Danke an alle fürs mitlesen.

2 Kommentare

  1. Vielen Dank für Deinen Blog, Tillmann – ich habe sehr gerne mitgelesen!
    Zwei Gedanken zu diesem Eintrag.
    Frauen und die Geburtenrate in Burundi: Wir hatten mit Project Human Aid ein paar Jahre lang viel mit einer hochrangigen und sehr klugen Politikerin zu tun, die unsere Arbeit sehr geschätzt hat. Eines Abends saßen wir bei einem Bier zusammen. Sie erklärte mir, was in Burundi geschehen müsste, damit die Geburtenrate sinkt, was auch sie für absolut notwendig erachtete. Sie sprach von Bildung, Aufklärung und vielem mehr – nur so könne es gelingen, der Bevölkerungsexplosion entgegenzuwirken. Nach ihrem leidenschaftlichen Plädoyer fragte ich sie, wie viele Kinder sie habe. Ihre Antwort: fünf. Dieses Gespräch habe ich seither immer vor Augen, wenn ich in Burundi mit Menschen darüber diskutiere, wie viele Kinder man haben sollte. Es ist das eine, eine Sichtweise zu verstehen und sie auch zu vertreten – das andere ist die Macht der eigenen Kultur und Lebenswelt. Man braucht einen sehr langen Atem, will man hier etwas bewirken.

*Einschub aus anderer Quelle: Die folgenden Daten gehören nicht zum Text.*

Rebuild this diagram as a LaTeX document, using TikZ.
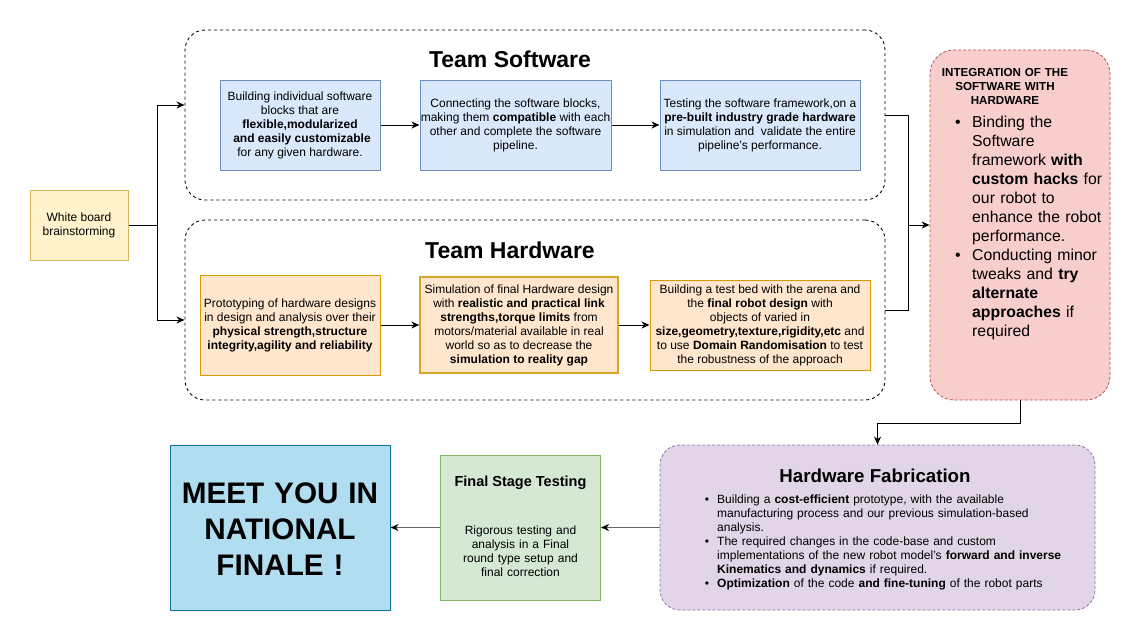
\documentclass[tikz,border=0pt]{standalone}
\usepackage{fontspec}
\setmainfont{Liberation Sans}
\usetikzlibrary{arrows.meta,calc}

\definecolor{swfill}{HTML}{DAE8FC}\definecolor{swline}{HTML}{6C8EBF}
\definecolor{hwfill}{HTML}{FFE6CC}\definecolor{hwline}{HTML}{D79B00}
\definecolor{wbfill}{HTML}{FFF2CC}\definecolor{wbline}{HTML}{D6B656}
\definecolor{infill}{HTML}{F8CECC}\definecolor{inline}{HTML}{B85450}
\definecolor{hffill}{HTML}{E1D5E7}\definecolor{hfline}{HTML}{9673A6}
\definecolor{ftfill}{HTML}{D5E8D4}\definecolor{ftline}{HTML}{82B366}
\definecolor{mtfill}{HTML}{B1DDF0}\definecolor{mtline}{HTML}{10739E}
\definecolor{wire}{HTML}{666666}

\begin{document}
\begin{tikzpicture}[x=1pt,y=-1pt,
  box/.style={draw, rectangle, inner sep=0pt, align=center, line width=1pt,
    font=\fontsize{12}{14}\selectfont},
  swbox/.style={box, fill=swfill, draw=swline},
  hwbox/.style={box, fill=hwfill, draw=hwline},
  group/.style={draw, rectangle, rounded corners=20pt, dash pattern=on 3pt off 3pt,
    line width=0.9pt, inner sep=0pt},
  grouptitle/.style={anchor=base, inner sep=0pt, font=\bfseries\fontsize{23}{27}\selectfont},
  body/.style={inner sep=0pt, font=\fontsize{12}{14}\selectfont},
  bigbody/.style={inner sep=0pt, font=\fontsize{15.8}{19}\selectfont},
  dot/.style={anchor=base, inner sep=0pt},
  link/.style={line width=1pt},
  arr/.style={link, -{Stealth[length=8pt,width=7pt,inset=2.5pt]}},
  greyarr/.style={link, draw=wire, line width=1.4pt,
    -{Stealth[length=8pt,width=7pt,inset=2.5pt,color=black]}}
]
\useasboundingbox (0,0) rectangle (1141,641);
\fill[white] (0,0) rectangle (1141,641);

% start
\node[box, fill=wbfill, draw=wbline, minimum width=98, minimum height=70] (wb) at (79,225)
  {White board\\brainstorming};

% software group
\node[group, minimum width=700, minimum height=170] (swc) at (535,115) {};
\node[grouptitle] (swt) at (510,67) {Team Software};
\node[swbox, minimum width=160, minimum height=90] (sw1) at (300,125)
  {Building individual software\\blocks that are\\\textbf{flexible,modularized}\\\hspace*{4pt}\textbf{and easily customizable}\\for any given hardware.};
\node[swbox, minimum width=191, minimum height=90] (sw2) at (515.5,125)
  {Connecting the software blocks,\\making them \textbf{compatible} with each\\other and complete the software\\pipeline.};
\node[swbox, minimum width=200, minimum height=90] (sw3) at (760,125)
  {Testing the software framework,on a\\\textbf{pre-built industry grade hardware}\\in simulation and\ \ validate the entire\\pipeline's performance.};

% hardware group
\node[group, minimum width=700, minimum height=180] (hwc) at (535,310) {};
\node[grouptitle] (hwt) at (510,258) {Team Hardware};
\node[hwbox, minimum width=180, minimum height=100] (hw1) at (290,325)
  {Prototyping of hardware designs\\in design and analysis over their\\\textbf{physical strength,structure}\\\textbf{integrity,agility and reliability}};
\node[hwbox, draw=hwline!60!wbline, line width=1.3pt, minimum width=198, minimum height=96] (hw2) at (519,325)
  {Simulation of final Hardware design\\with \textbf{realistic and practical link}\\\textbf{strengths,torque limits} from\\motors/material available in real\\world so as to decrease the\\\textbf{simulation to reality gap}};
\node[hwbox, minimum width=220, minimum height=90] (hw3) at (760,325)
  {Building a test bed with the arena and\\the \textbf{final robot design} with\\objects of varied in\\\textbf{size,geometry,texture,rigidity,etc} and\\to use \textbf{Domain Randomisation} to test\\the robustness of the approach};

% integration
\node[draw=inline, fill=infill, rectangle, rounded corners=24pt, dash pattern=on 3pt off 2pt,
  line width=0.8pt, minimum width=180, minimum height=350, inner sep=0pt] (integ) at (1020,225) {};
\node[anchor=base, inner sep=0pt, text width=150, align=center,
  font=\bfseries\fontsize{11.6}{14}\selectfont] (intt) at (1005,76)
  {INTEGRATION OF THE\\SOFTWARE WITH\\HARDWARE};
\node[dot, bigbody] (ind1) at (958,127) {•};
\node[anchor=base west, bigbody, text width=140, align=left] (inb1) at (972,127)
  {Binding the\\Software\\framework \textbf{with}\\\textbf{custom hacks} for\\our robot to\\enhance the robot\\performance.};
\node[dot, bigbody] (ind2) at (958,260) {•};
\node[anchor=base west, bigbody, text width=140, align=left] (inb2) at (972,260)
  {Conducting minor\\tweaks and \textbf{try}\\\textbf{alternate}\\\textbf{approaches} if\\required};

% hardware fabrication
\node[draw=hfline, fill=hffill, rectangle, rounded corners=20pt, dash pattern=on 3pt off 2pt,
  line width=0.8pt, minimum width=435, minimum height=165, inner sep=0pt] (hf) at (877.5,527.5) {};
\node[anchor=base, inner sep=0pt, font=\bfseries\fontsize{18.7}{22}\selectfont] (hft) at (875,482)
  {Hardware Fabrication};
\node[dot, font=\fontsize{12}{14}\selectfont] (hfd1) at (707,503) {•};
\node[anchor=base west, body, text width=380, align=left] (hfb1) at (717,503)
  {Building a \textbf{cost-efficient} prototype, with the available\\manufacturing process and our previous simulation-based\\analysis.};
\node[dot, font=\fontsize{12}{14}\selectfont] (hfd2) at (707,545) {•};
\node[anchor=base west, body, text width=380, align=left] (hfb2) at (717,545)
  {The required changes in the code-base and custom\\implementations of the new robot model's \textbf{forward and inverse}\\\textbf{Kinematics and dynamics} if required.};
\node[dot, font=\fontsize{12}{14}\selectfont] (hfd3) at (707,587) {•};
\node[anchor=base west, body, text width=380, align=left] (hfb3) at (717,587)
  {\textbf{Optimization} of the code \textbf{and fine-tuning} of the robot parts};

% final testing
\node[draw=ftline, fill=ftfill, rectangle, line width=1pt, minimum width=160, minimum height=145,
  inner sep=0pt] (ft) at (520.5,527.5) {};
\node[anchor=base, inner sep=0pt, font=\bfseries\fontsize{14.5}{17}\selectfont] (ftt) at (520.5,486)
  {Final Stage Testing};
\node[anchor=base, body, text width=140, align=center] (ftb) at (520.5,534)
  {Rigorous testing and\\analysis in a Final\\round type setup and\\final correction};

% finale
\node[draw=mtline, fill=mtfill, rectangle, line width=1pt, minimum width=220, minimum height=165,
  inner sep=0pt] (meet) at (280,527.5) {};
\node[anchor=base, inner sep=0pt, text width=215, align=center,
  font=\bfseries\fontsize{29.7}{36}\selectfont] (meett) at (280,503)
  {MEET YOU IN\\NATIONAL\\FINALE !};

% connectors
\coordinate (split) at (157,225);
\coordinate (merge) at (908,225);
\draw[link] (wb.east) -- (split);
\draw[arr] (split) |- ([yshift=10pt]swc.west);
\draw[arr] (split) |- ([yshift=-10pt]hwc.west);
\draw[arr] (sw1) -- (sw2);
\draw[arr] (sw2) -- (sw3);
\draw[arr] (hw1) -- (hw2);
\draw[arr] (hw2) -- (hw3);
\draw[link] (swc.east) -| (merge);
\draw[link] (hwc.east) -| (merge);
\draw[arr] (merge) -- (integ.west);
\draw[arr] (integ.south) -- ++(0,23) -| (hf.north);
\draw[greyarr] (hf.west) -- (ft.east);
\draw[greyarr] (ft.west) -- (meet.east);
\end{tikzpicture}
\end{document}
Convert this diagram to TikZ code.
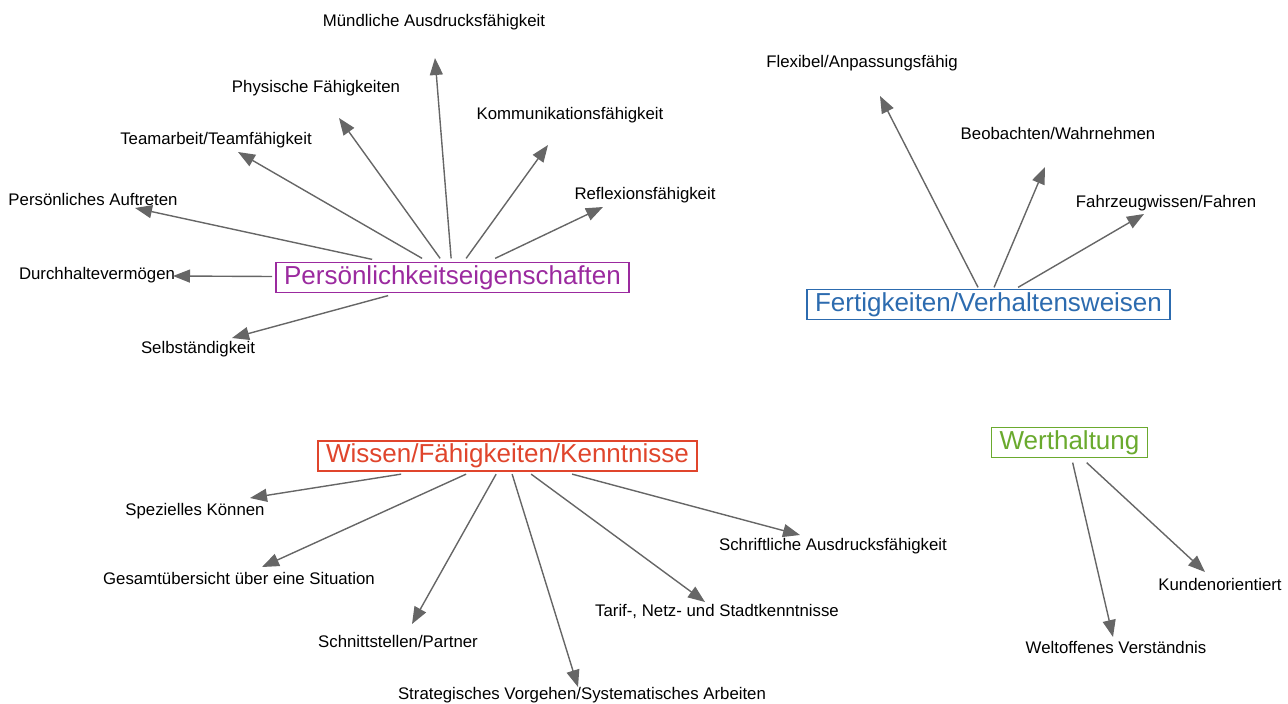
\documentclass[tikz,border=0pt]{standalone}
\usepackage{fontspec}
\setmainfont{Liberation Sans}
\usepackage{xcolor}
\usetikzlibrary{arrows.meta, calc}
\definecolor{pecol}{HTML}{9B2A9F}
\definecolor{fvcol}{HTML}{2C6BAF}
\definecolor{wfkcol}{HTML}{E0452C}
\definecolor{whcol}{HTML}{6AAA2E}
\definecolor{linkcol}{HTML}{666666}
\tikzset{
  hub/.style={rectangle, draw, line width=1.5pt, fill=white, inner xsep=8pt,
              inner ysep=3pt, outer sep=0pt, font=\fontsize{26}{28}\selectfont},
  leaf/.style={inner sep=0pt, font=\fontsize{16.8}{19}\selectfont},
  link/.style={draw=linkcol, line width=1.4pt,
               -{Triangle[length=17pt, width=13pt]}}
}

\begin{document}
\begin{tikzpicture}[x=1pt, y=-1pt]
  \useasboundingbox (0,0) rectangle (1288,704);

  % Hauptthemen
  \node[hub, draw=pecol, text=pecol] (pe) at (452.5,277.5) {Persönlichkeitseigenschaften};
  \node[hub, draw=fvcol, text=fvcol] (fv) at (988.5,304.5) {Fertigkeiten/Verhaltensweisen};
  \node[hub, draw=wfkcol, text=wfkcol] (wfk) at (507.5,456) {Wissen/Fähigkeiten/Kenntnisse};
  \node[hub, draw=whcol, text=whcol] (wh) at (1069.5,442.5) {Werthaltung};

  % Persönlichkeitseigenschaften
  \node[leaf] (muend) at (434,22) {Mündliche Ausdrucksfähigkeit};
  \node[leaf] (phys) at (316,88) {Physische Fähigkeiten};
  \node[leaf] (komm) at (570,115) {Kommunikationsfähigkeit};
  \node[leaf] (team) at (216,140) {Teamarbeit/Teamfähigkeit};
  \node[leaf] (refl) at (645,195) {Reflexionsfähigkeit};
  \node[leaf] (auftr) at (93,199) {Persönliches Auftreten};
  \node[leaf] (durch) at (97,275) {Durchhaltevermögen};
  \node[leaf] (selbst) at (198,349) {Selbständigkeit};

  % Fertigkeiten/Verhaltensweisen
  \node[leaf] (flex) at (862,63) {Flexibel/Anpassungsfähig};
  \node[leaf] (beob) at (1058,133) {Beobachten/Wahrnehmen};
  \node[leaf] (fahr) at (1166,203) {Fahrzeugwissen/Fahren};

  % Wissen/Fähigkeiten/Kenntnisse
  \node[leaf] (spez) at (195,511) {Spezielles Können};
  \node[leaf] (gesamt) at (239,578) {Gesamtübersicht über eine Situation};
  \node[leaf] (schnitt) at (398,641) {Schnittstellen/Partner};
  \node[leaf] (strat) at (582,695) {Strategisches Vorgehen/Systematisches Arbeiten};
  \node[leaf] (tarif) at (717,611) {Tarif-, Netz- und Stadtkenntnisse};
  \node[leaf] (schrift) at (833,546) {Schriftliche Ausdrucksfähigkeit};

  % Werthaltung
  \node[leaf] (kunde) at (1220,584) {Kundenorientiert};
  \node[leaf] (welt) at (1116,647) {Weltoffenes Verständnis};

  % Pfeilspitzen
  \coordinate (muend-tip) at (435,58);
  \coordinate (phys-tip) at (339,118);
  \coordinate (komm-tip) at (548,145);
  \coordinate (team-tip) at (238,152);
  \coordinate (refl-tip) at (603,207);
  \coordinate (auftr-tip) at (135,208);
  \coordinate (durch-tip) at (173,276);
  \coordinate (selbst-tip) at (232,338);
  \coordinate (flex-tip) at (880,96);
  \coordinate (beob-tip) at (1045,167);
  \coordinate (fahr-tip) at (1144,214);
  \coordinate (spez-tip) at (250,498);
  \coordinate (gesamt-tip) at (262,567);
  \coordinate (schnitt-tip) at (412,624);
  \coordinate (strat-tip) at (578,687);
  \coordinate (tarif-tip) at (705,602);
  \coordinate (schrift-tip) at (800,535);
  \coordinate (kunde-tip) at (1205,572);
  \coordinate (welt-tip) at (1113,637);

  \draw[link] ($(pe.north west)+(96,-3)$) -- (auftr-tip);
  \draw[link] ($(pe.north west)+(146,-4)$) -- (team-tip);
  \draw[link] ($(pe.north west)+(164,-4)$) -- (phys-tip);
  \draw[link] ($(pe.north west)+(175,-4)$) -- (muend-tip);
  \draw[link] ($(pe.north west)+(190,-4)$) -- (komm-tip);
  \draw[link] ($(pe.north west)+(219,-4)$) -- (refl-tip);
  \draw[link] ($(pe.west)+(-4,-1)$) -- (durch-tip);
  \draw[link] ($(pe.south west)+(112,3)$) -- (selbst-tip);

  \draw[link] ($(fv.north west)+(171,-2)$) -- (flex-tip);
  \draw[link] ($(fv.north west)+(187,-2)$) -- (beob-tip);
  \draw[link] ($(fv.north west)+(211,-2)$) -- (fahr-tip);

  \draw[link] ($(wfk.south west)+(83,3)$) -- (spez-tip);
  \draw[link] ($(wfk.south west)+(148,3)$) -- (gesamt-tip);
  \draw[link] ($(wfk.south west)+(178,3)$) -- (schnitt-tip);
  \draw[link] ($(wfk.south west)+(194,3)$) -- (strat-tip);
  \draw[link] ($(wfk.south west)+(213,3)$) -- (tarif-tip);
  \draw[link] ($(wfk.south west)+(254,3)$) -- (schrift-tip);

  \draw[link] ($(wh.south west)+(81,5)$) -- (welt-tip);
  \draw[link] ($(wh.south west)+(95,5)$) -- (kunde-tip);
\end{tikzpicture}
\end{document}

    Kritik an NGOs: Auch für uns von Project Human Aid trifft es zu, dass wir an verschiedensten Stellen Aufgaben übernehmen, die genuin solche des Staats wären. Die Kritik Dritter daran akzeptiere ich allerdings nicht, auch wenn ich natürlich nur für uns sprechen kann. Würden wir die Dinge nicht tun, die wir in Burundi tun, würden sie definitiv gar nicht geschehen – nicht einmal in Ansätzen, ganz gleich, wie lange wir warten würden. Aber man kann versuchen, die „Powers that be“ in die Pflicht zu nehmen. An der weiterführenden Schule von Kivoga etwa, die wir seit fast 20 Jahren unterstützen, bezahlen wir die Unterbringung und Verpflegung der älteren Schüler*innen in einem Internat, das wir auch gebaut haben; der Staat bezahlt die Gehälter der Lehrer*innen; und die Kirche verwaltet das Ganze. Nicht optimal, klar, eigentlich wäre das alles Aufgabe des Staates. Aber eben auch nicht ganz schlecht – weil alle an einem Strang ziehen und miteinander in einem ständigen Dialog stehen.